(Figure scripts)
»»
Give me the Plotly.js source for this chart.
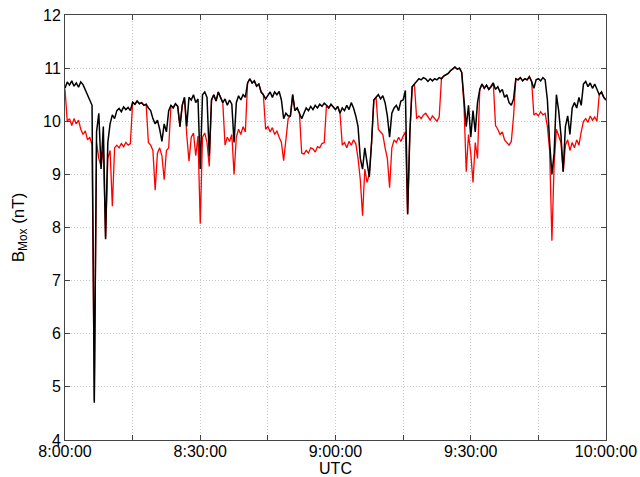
<!DOCTYPE html>
<html>
<head>
<meta charset="utf-8">
<script src="https://cdn.plot.ly/plotly-3.0.1.min.js"></script>
<style>html,body{margin:0;padding:0;background:#fff;}#chart{width:640px;height:477px;}</style>
</head>
<body>
<div id="chart"></div>
<script>
// Sampling: one value every 30 s from 08:00:00 to 10:00:00 (241 samples)
const startTime = "08:00:00";
const sampleSeconds = 30;

// Black trace (B_Mox, black curve)
const blackValues = [
  10.62, 10.74, 10.68, 10.76, 10.66, 10.72, 10.64, 10.74, 10.69, 10.6,
  10.5, 10.42, 10.3, 4.7, 9.8, 10.15, 9.1, 9.9, 7.78, 9.6,
  9.95, 10.12, 10.05, 10.2, 10.24, 10.18, 10.27, 10.22, 10.26, 10.2,
  10.36, 10.32, 10.38, 10.33, 10.35, 10.3, 10.32, 10.25, 10.2, 10.05,
  9.95, 10.02, 9.85, 9.62, 9.95, 9.8, 10.2, 10.3, 10.25, 10.33,
  10.28, 9.9, 10.3, 10.45, 9.9, 10.45, 10.4, 10.5, 10.35, 10.42,
  9.1, 10.5, 10.55, 10.45, 9.35, 10.4, 10.5, 10.38, 10.55, 10.45,
  10.35, 10.42, 10.3, 10.4, 10.32, 9.6, 10.35, 10.48, 10.4, 10.5,
  10.45, 10.72, 10.8, 10.72, 10.76, 10.66, 10.7, 10.55, 10.5, 10.42,
  10.5, 10.55, 10.45, 10.55, 10.5, 10.56, 10.4, 10.05, 10.15, 10.1,
  10.1, 10.5, 10.2, 10.25, 10.15, 10.05, 10.15, 10.25, 10.2, 10.28,
  10.22, 10.3, 10.25, 10.32, 10.28, 10.34, 10.3, 10.25, 10.32, 10.26,
  10.22, 10.28, 10.15, 10.25, 10.2, 10.3, 10.22, 10.35, 10.25, 10.1,
  9.9, 9.3, 9.1, 9.5, 9.2, 8.95, 9.6, 10.4, 10.45, 10.5,
  10.42, 10.48, 10.35, 10.1, 9.7, 10.15, 10.25, 10.3, 10.2, 10.38,
  10.4, 10.58, 8.25, 9.8, 10.65, 10.7, 10.75, 10.8, 10.78, 10.82,
  10.8, 10.75, 10.8, 10.76, 10.8, 10.78, 10.82, 10.8, 10.85, 10.88,
  10.9, 10.95, 10.98, 11.02, 10.98, 11.0, 10.92, 10.4, 9.9, 10.3,
  9.7, 10.2, 9.8, 10.35, 10.6, 10.7, 10.62, 10.68, 10.6, 10.65,
  10.72, 10.6, 10.65, 10.55, 10.6, 10.45, 10.5, 10.35, 10.3, 10.42,
  10.8, 10.78, 10.82, 10.76, 10.8, 10.78, 10.84, 10.75, 10.62, 10.78,
  10.8, 10.76, 10.82, 10.78, 10.4, 9.6, 9.0, 9.4, 10.5, 10.2,
  9.75, 9.05, 9.9, 10.1, 9.75, 10.25, 10.35, 10.25, 10.45, 10.3,
  10.7, 10.75, 10.65, 10.72, 10.62, 10.7, 10.6, 10.5, 10.55, 10.45,
  10.4
];

// Red trace (B_Mox, red curve)
const redValues = [
  10.6, 10.0, 10.05, 9.92, 10.05, 9.95, 10.02, 9.85, 9.75, 9.82,
  9.65, 9.7, 9.55, 4.75, 9.6, 9.3, 9.15, 9.5, 7.8, 9.3,
  9.45, 8.4, 9.5, 9.55, 9.5, 9.58, 9.52, 9.6, 9.55, 9.58,
  10.36, 10.32, 10.38, 10.33, 10.35, 10.3, 10.32, 9.6, 9.55, 9.45,
  8.7, 9.4, 9.5, 9.35, 8.9, 9.45, 9.5, 10.3, 10.25, 10.33,
  10.28, 9.9, 10.3, 10.45, 9.75, 9.25, 9.7, 9.78, 9.35, 9.72,
  8.07, 9.7, 9.78, 9.6, 9.15, 10.4, 10.5, 10.38, 10.55, 10.45,
  10.35, 9.55, 9.7, 9.62, 9.75, 9.0, 9.7, 9.85, 9.75, 9.9,
  9.8, 10.72, 10.8, 10.72, 10.76, 10.66, 10.7, 10.55, 10.5, 9.85,
  9.9, 9.8, 9.88, 9.75, 9.82, 9.7, 9.6, 9.26, 9.7, 10.05,
  10.1, 10.5, 10.2, 10.25, 10.15, 9.4, 9.38, 9.45, 9.4, 9.5,
  9.48, 9.42, 9.52, 9.5, 9.58, 9.6, 10.3, 10.25, 10.32, 10.26,
  10.22, 10.28, 10.15, 9.55, 9.6, 9.5, 9.62, 9.55, 9.65, 9.58,
  9.3, 8.9, 8.22, 9.1, 8.85, 9.0, 9.6, 10.4, 10.45, 9.85,
  9.8, 9.75, 9.5, 9.3, 8.75, 9.5, 9.65, 9.6, 9.7, 9.62,
  9.72, 9.8, 8.25, 9.8, 10.65, 10.7, 10.05, 10.1, 10.05, 10.12,
  10.15, 10.08, 10.02, 10.1, 10.05, 10.0, 10.08, 10.8, 10.85, 10.88,
  10.9, 10.95, 10.98, 11.02, 10.98, 11.0, 10.92, 10.3, 9.05, 9.75,
  9.4, 8.85, 9.6, 9.3, 10.6, 10.7, 10.62, 10.68, 10.6, 10.65,
  10.72, 9.92, 9.85, 9.75, 9.8, 9.65, 9.6, 9.55, 9.62, 10.1,
  10.8, 10.78, 10.82, 10.76, 10.8, 10.78, 10.84, 10.75, 10.12, 10.15,
  10.1, 10.18, 10.12, 10.15, 9.9, 9.45, 7.75, 9.2, 9.85, 9.7,
  9.6, 9.05, 9.55, 9.65, 9.45, 9.6, 9.5, 9.65, 9.55, 9.8,
  10.0, 10.05, 9.98, 10.1, 10.02, 10.08, 10.0, 10.5, 10.55, 10.45,
  10.4
];

// Axis ticks: labelled every 30 min, minor ticks/grid every 15 min
const xTickTimes = ["08:00:00", "08:30:00", "09:00:00", "09:30:00", "10:00:00"];
const xTickLabels = ["8:00:00", "8:30:00", "9:00:00", "9:30:00", "10:00:00"];
const xMinorTimes = ["08:15:00", "08:45:00", "09:15:00", "09:45:00"];
const yTickValues = [4, 5, 6, 7, 8, 9, 10, 11, 12];

const day = "2020-01-01 ";
function pad(n) { return (n < 10 ? "0" : "") + n; }
function timeSeries(n) {
  const p = startTime.split(":").map(Number);
  const s0 = p[0] * 3600 + p[1] * 60 + p[2];
  const out = [];
  for (let i = 0; i < n; i++) {
    const s = s0 + i * sampleSeconds;
    out.push(day + pad(Math.floor(s / 3600)) + ":" + pad(Math.floor((s % 3600) / 60)) + ":" + pad(s % 60));
  }
  return out;
}
const xBlack = timeSeries(blackValues.length);
const xRed = timeSeries(redValues.length);

const font = "Liberation Sans, Arial, Helvetica, sans-serif";
const gridColor = "#c6c6c6";
const gridDash = "1px,2px";

const traces = [
  {x: xRed, y: redValues, type: "scatter", mode: "lines", line: {color: "#ff0000", width: 1.3}, hoverinfo: "skip"},
  {x: xBlack, y: blackValues, type: "scatter", mode: "lines", line: {color: "#000000", width: 1.5}, hoverinfo: "skip"}
];

const layout = {
  width: 640, height: 477,
  margin: {l: 65, r: 34, t: 15, b: 37},
  paper_bgcolor: "#ffffff", plot_bgcolor: "#ffffff",
  showlegend: false,
  font: {family: font, size: 16, color: "#000"},
  xaxis: {
    type: "date",
    range: [day + "08:00:00", day + "10:00:00"],
    tickmode: "array",
    tickvals: xTickTimes.map(t => day + t),
    ticktext: xTickLabels,
    ticks: "inside", ticklen: 5, tickcolor: "#444",
    ticklabelstandoff: -3,
    minor: {tickmode: "array", tickvals: xMinorTimes.map(t => day + t), ticks: "inside", ticklen: 5, tickcolor: "#444",
            showgrid: true, gridcolor: gridColor, griddash: gridDash, gridwidth: 1},
    showline: true, linecolor: "#444", linewidth: 1, mirror: "ticks",
    showgrid: true, gridcolor: gridColor, griddash: gridDash, gridwidth: 1,
    zeroline: false,
    tickfont: {family: font, size: 16, color: "#000"},
    title: {text: "UTC", font: {family: font, size: 16, color: "#000"}, standoff: 0},
    automargin: false
  },
  yaxis: {
    range: [4, 12],
    tickmode: "array",
    tickvals: yTickValues,
    ticktext: yTickValues.map(String),
    ticks: "inside", ticklen: 5, tickcolor: "#444",
    showline: true, linecolor: "#444", linewidth: 1, mirror: "ticks",
    showgrid: true, gridcolor: gridColor, griddash: gridDash, gridwidth: 1,
    zeroline: false,
    tickfont: {family: font, size: 16, color: "#000"},
    title: {text: "B<sub>Mox</sub> (nT)", font: {family: font, size: 17, color: "#000"}, standoff: 14},
    automargin: false
  }
};

Plotly.newPlot("chart", traces, layout, {staticPlot: true, displayModeBar: false});
</script>
</body>
</html>
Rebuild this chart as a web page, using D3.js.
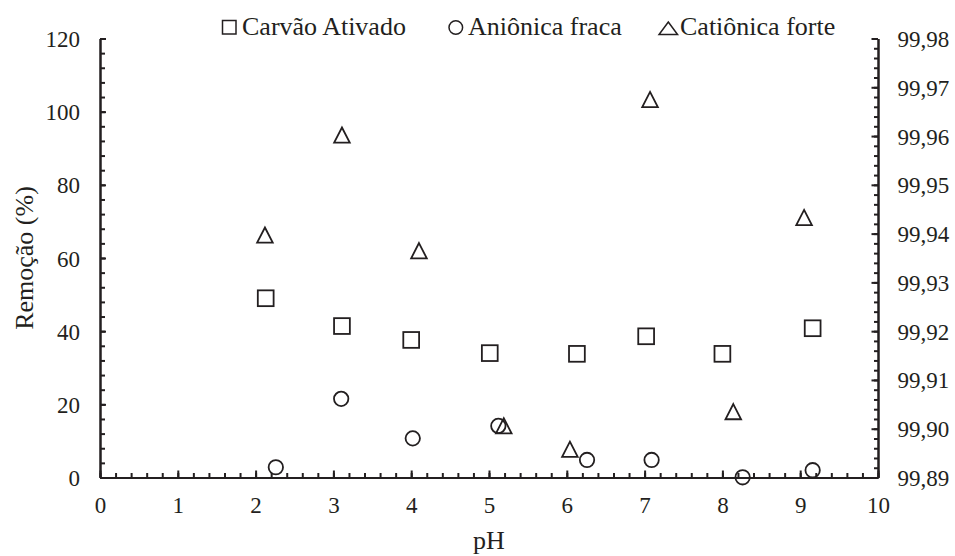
<!DOCTYPE html>
<html>
<head>
<meta charset="utf-8">
<script src="https://cdn.jsdelivr.net/npm/d3@7"></script>
</head>
<body style="margin:0;padding:0;background:#fff">
<svg id="chart" width="955" height="556"></svg>
<script>
// ---- Data ----
const seriesNames = ["Carvão Ativado", "Aniônica fraca", "Catiônica forte"];

// Carvão Ativado (left axis, %)
const carvaoPH = [2.13, 3.11, 4.0, 5.01, 6.13, 7.02, 8.0, 9.16];
const carvaoVal = [49.0, 41.4, 37.6, 34.0, 33.8, 38.6, 33.8, 40.8];

// Aniônica fraca (left axis, %)
const anionPH = [2.26, 3.10, 4.02, 5.12, 6.26, 7.09, 8.26, 9.16];
const anionVal = [2.8, 21.5, 10.7, 14.1, 4.8, 4.8, 0.05, 2.0];

// Catiônica forte (right axis, %)
const cationPH = [2.12, 3.11, 4.10, 5.19, 6.04, 7.07, 8.14, 9.05];
const cationVal = [99.9397, 99.9602, 99.9365, 99.9006, 99.8958, 99.9675, 99.9035, 99.9433];

const xTicks = [0, 1, 2, 3, 4, 5, 6, 7, 8, 9, 10];
const yLeftTicks = [0, 20, 40, 60, 80, 100, 120];
const yRightTicks = [99.89, 99.90, 99.91, 99.92, 99.93, 99.94, 99.95, 99.96, 99.97, 99.98];

(function () {
const FONT = "Liberation Serif";
const svg = d3.select("#chart");
const pLeft = 100, pRight = 878, pTop = 38.5, pBottom = 477.5;
const ink = "#231f20";

const x = d3.scaleLinear().domain([0, 10]).range([pLeft, pRight]);
const yL = d3.scaleLinear().domain([0, 120]).range([pBottom, pTop]);
const yR = d3.scaleLinear().domain([99.89, 99.98]).range([pBottom, pTop]);

const tickFont = 23, labelFont = 26;

const xMinor = d3.range(0, 51).map(i => +(i * 0.2).toFixed(2));
const yLMinor = d3.range(0, 31).map(i => i * 4);
const yRMinor = d3.range(0, 46).map(i => +(99.89 + i * 0.002).toFixed(3));

function styleAxis(g) {
  g.attr("font-family", FONT);
  g.selectAll("path").attr("stroke", ink).attr("stroke-width", 2);
  g.selectAll("line").attr("stroke", ink).attr("stroke-width", 2);
}
function styleText(sel) {
  sel.attr("font-family", FONT).style("font-family", FONT).attr("fill", ink);
}

// X minor
svg.append("g").attr("transform", `translate(0,${pBottom})`)
  .call(d3.axisBottom(x).tickValues(xMinor).tickSize(-4.5).tickSizeOuter(0).tickFormat(""))
  .call(styleAxis);
// X major
const gx = svg.append("g").attr("transform", `translate(0,${pBottom})`)
  .call(d3.axisBottom(x).tickValues(xTicks).tickSize(-7).tickSizeOuter(0).tickFormat(d3.format("d")))
  .call(styleAxis);
gx.selectAll("text").attr("font-size", tickFont).attr("y", 35.5).attr("dy", 0).call(styleText);

// Left minor
svg.append("g").attr("transform", `translate(${pLeft},0)`)
  .call(d3.axisLeft(yL).tickValues(yLMinor).tickSize(-5).tickSizeOuter(0).tickFormat(""))
  .call(styleAxis);
// Left major
const gyl = svg.append("g").attr("transform", `translate(${pLeft},0)`)
  .call(d3.axisLeft(yL).tickValues(yLeftTicks).tickSize(-6).tickSizeOuter(0).tickFormat(d3.format("d")))
  .call(styleAxis);
gyl.selectAll("text").attr("font-size", tickFont).attr("x", -20).attr("dy", 8)
  .attr("text-anchor", "end").call(styleText);

// Right minor
svg.append("g").attr("transform", `translate(${pRight},0)`)
  .call(d3.axisRight(yR).tickValues(yRMinor).tickSize(-4).tickSizeOuter(0).tickFormat(""))
  .call(styleAxis);
// Right major
const fmtR = v => d3.format(".2f")(v).replace(".", ",");
const gyr = svg.append("g").attr("transform", `translate(${pRight},0)`)
  .call(d3.axisRight(yR).tickValues(yRightTicks).tickSize(-6.5).tickSizeOuter(0).tickFormat(fmtR))
  .call(styleAxis);
gyr.selectAll("text").attr("font-size", tickFont).attr("x", 19.5).attr("dy", 8)
  .attr("text-anchor", "start").call(styleText);

// Axis titles
svg.append("text")
  .attr("transform", `translate(33,${(pTop + pBottom) / 2}) rotate(-90)`)
  .attr("text-anchor", "middle").attr("font-size", labelFont)
  .text("Remoção (%)").call(styleText);
svg.append("text")
  .attr("x", (pLeft + pRight) / 2).attr("y", 549)
  .attr("text-anchor", "middle").attr("font-size", labelFont)
  .text("pH").call(styleText);

// ---- Markers ----
const mk = svg.append("g").attr("fill", "none").attr("stroke", ink).attr("stroke-width", 1.8);

const sq = 15.8;
mk.selectAll("rect.carvao").data(d3.zip(carvaoPH, carvaoVal)).join("rect")
  .attr("class", "carvao")
  .attr("x", d => x(d[0]) - sq / 2).attr("y", d => yL(d[1]) - sq / 2)
  .attr("width", sq).attr("height", sq);

mk.selectAll("circle.anion").data(d3.zip(anionPH, anionVal)).join("circle")
  .attr("class", "anion")
  .attr("cx", d => x(d[0])).attr("cy", d => yL(d[1])).attr("r", 7.2);

const triW = 15.6, triH = 15.2;
function triPath(cx, cy, w, h) {
  return `M${cx},${cy - h / 2}L${cx + w / 2},${cy + h / 2}L${cx - w / 2},${cy + h / 2}Z`;
}
mk.selectAll("path.cation").data(d3.zip(cationPH, cationVal)).join("path")
  .attr("class", "cation")
  .attr("d", d => triPath(x(d[0]), yR(d[1]), triW, triH))
  .attr("stroke-linejoin", "miter");

// ---- Legend ----
const lg = svg.append("g");
const legendY = 35;
lg.append("rect").attr("x", 222.5).attr("y", 20.5).attr("width", 13.5).attr("height", 13.5)
  .attr("fill", "none").attr("stroke", ink).attr("stroke-width", 1.5);
lg.append("text").attr("x", 242).attr("y", legendY).attr("font-size", labelFont)
  .text(seriesNames[0]).call(styleText);
lg.append("circle").attr("cx", 455.8).attr("cy", 27.5).attr("r", 6.8)
  .attr("fill", "none").attr("stroke", ink).attr("stroke-width", 1.5);
lg.append("text").attr("x", 468).attr("y", legendY).attr("font-size", labelFont)
  .text(seriesNames[1]).call(styleText);
lg.append("path").attr("d", triPath(668.3, 28.3, 18.5, 12.5))
  .attr("fill", "none").attr("stroke", ink).attr("stroke-width", 1.5);
lg.append("text").attr("x", 680).attr("y", legendY).attr("font-size", labelFont)
  .text(seriesNames[2]).call(styleText);
})();
</script>
</body>
</html>
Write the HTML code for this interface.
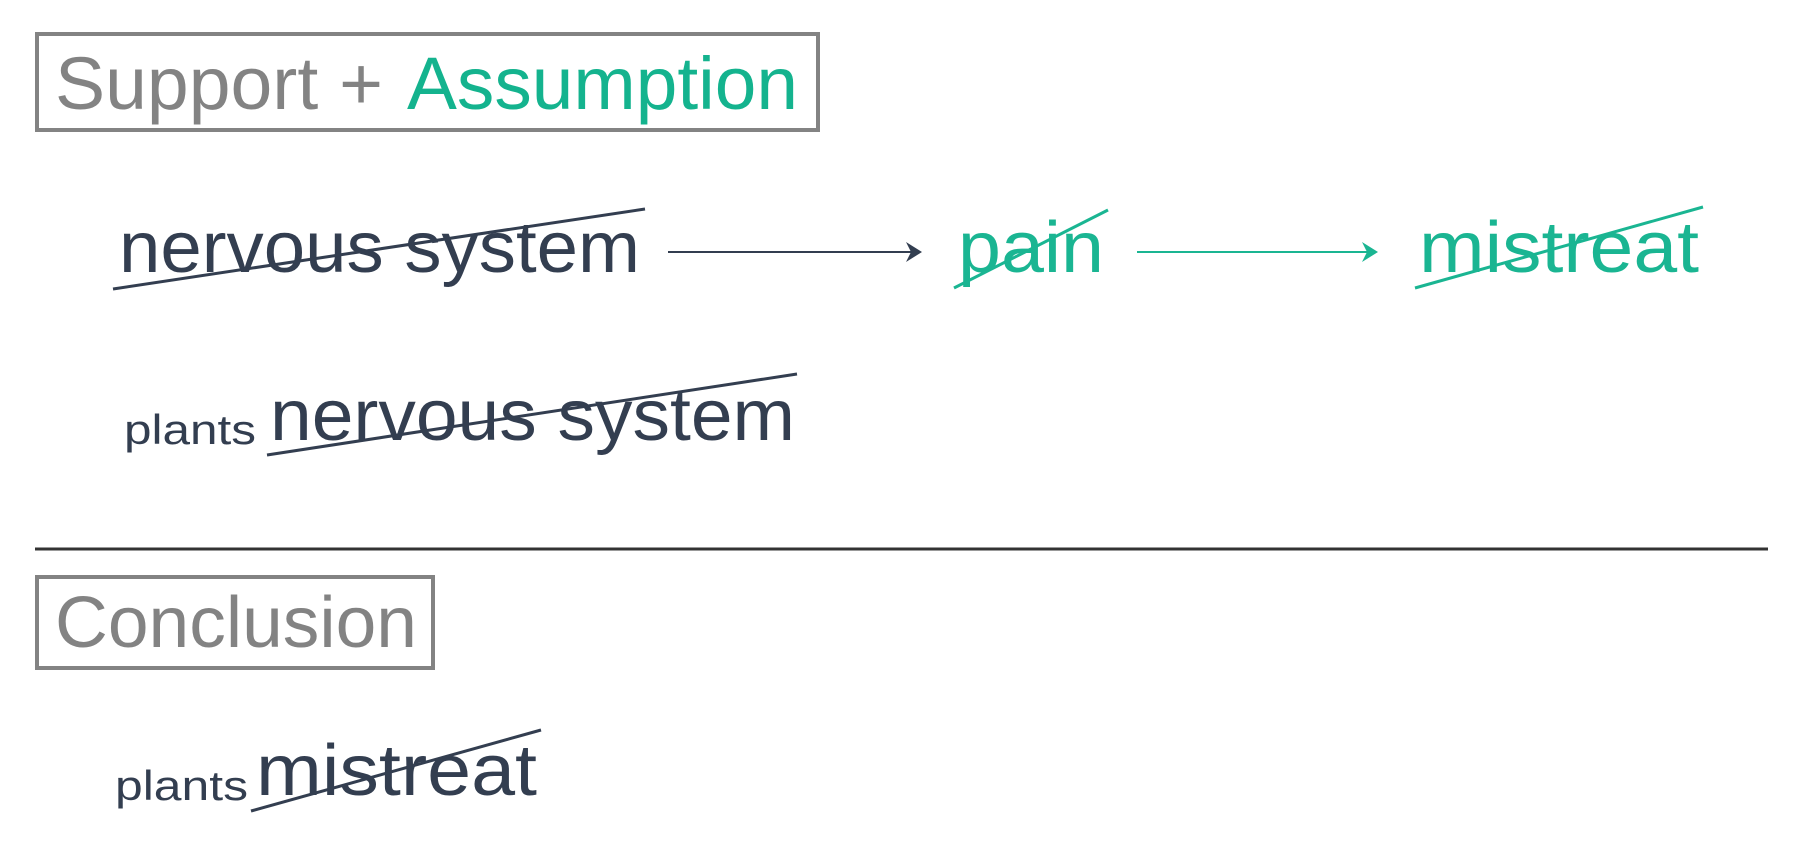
<!DOCTYPE html>
<html><head><meta charset="utf-8"><style>
html,body{margin:0;padding:0;background:#fff;width:1806px;height:865px;overflow:hidden}
svg{display:block}
text{font-family:"Liberation Sans",sans-serif}
</style></head><body>
<svg width="1806" height="865" viewBox="0 0 1806 865" xmlns="http://www.w3.org/2000/svg">
<rect x="37" y="34" width="781" height="96" fill="none" stroke="#838383" stroke-width="4"/>
<text x="55" y="109" font-size="74" fill="#838383" textLength="328" lengthAdjust="spacingAndGlyphs">Support +</text>
<text x="407" y="109" font-size="74" fill="#14b38e" textLength="391" lengthAdjust="spacingAndGlyphs">Assumption</text>

<text x="119" y="272" font-size="72" fill="#333e50" textLength="521" lengthAdjust="spacingAndGlyphs">nervous system</text>
<line x1="113" y1="289" x2="645" y2="209" stroke="#333e50" stroke-width="3"/>

<line x1="668" y1="252" x2="918" y2="252" stroke="#333e50" stroke-width="2"/>
<path d="M906,242 L922,252 L906,262 L911,252 Z" fill="#333e50"/>

<text x="958" y="272" font-size="72" fill="#1ab592" textLength="146" lengthAdjust="spacingAndGlyphs">pain</text>
<line x1="954" y1="288" x2="1108" y2="210" stroke="#1ab592" stroke-width="3"/>

<line x1="1137" y1="252" x2="1374" y2="252" stroke="#1ab592" stroke-width="2"/>
<path d="M1362,242 L1378,252 L1362,262 L1367,252 Z" fill="#1ab592"/>

<text x="1419" y="272" font-size="72" fill="#1ab592" textLength="280" lengthAdjust="spacingAndGlyphs">mistreat</text>
<line x1="1415" y1="288" x2="1703" y2="207" stroke="#1ab592" stroke-width="3"/>

<text x="124" y="444" font-size="42" fill="#333e50" textLength="132" lengthAdjust="spacingAndGlyphs">plants</text>
<text x="270" y="440" font-size="72" fill="#333e50" textLength="525" lengthAdjust="spacingAndGlyphs">nervous system</text>
<line x1="267" y1="455" x2="797" y2="374" stroke="#333e50" stroke-width="3"/>

<line x1="35" y1="549" x2="1768" y2="549" stroke="#333" stroke-width="3"/>

<rect x="37" y="577" width="396" height="91" fill="none" stroke="#838383" stroke-width="4"/>
<text x="55" y="647" font-size="72" fill="#838383" textLength="362" lengthAdjust="spacingAndGlyphs">Conclusion</text>

<text x="115" y="800" font-size="42" fill="#333e50" textLength="133" lengthAdjust="spacingAndGlyphs">plants</text>
<text x="256" y="795" font-size="72" fill="#333e50" textLength="281" lengthAdjust="spacingAndGlyphs">mistreat</text>
<line x1="251" y1="811" x2="541" y2="730" stroke="#333e50" stroke-width="3"/>
</svg>
</body></html>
««
#### Aim
From the first line above down to the line with "const sampleSeconds = 30;", reproduce every line and no others, omitting pictures.

#### Complete answer
Give me the Plotly.js source for this chart.
<!DOCTYPE html>
<html>
<head>
<meta charset="utf-8">
<script src="https://cdn.plot.ly/plotly-3.0.1.min.js"></script>
<style>html,body{margin:0;padding:0;background:#fff;}#chart{width:640px;height:477px;}</style>
</head>
<body>
<div id="chart"></div>
<script>
// Sampling: one value every 30 s from 08:00:00 to 10:00:00 (241 samples)
const startTime = "08:00:00";
const sampleSeconds = 30;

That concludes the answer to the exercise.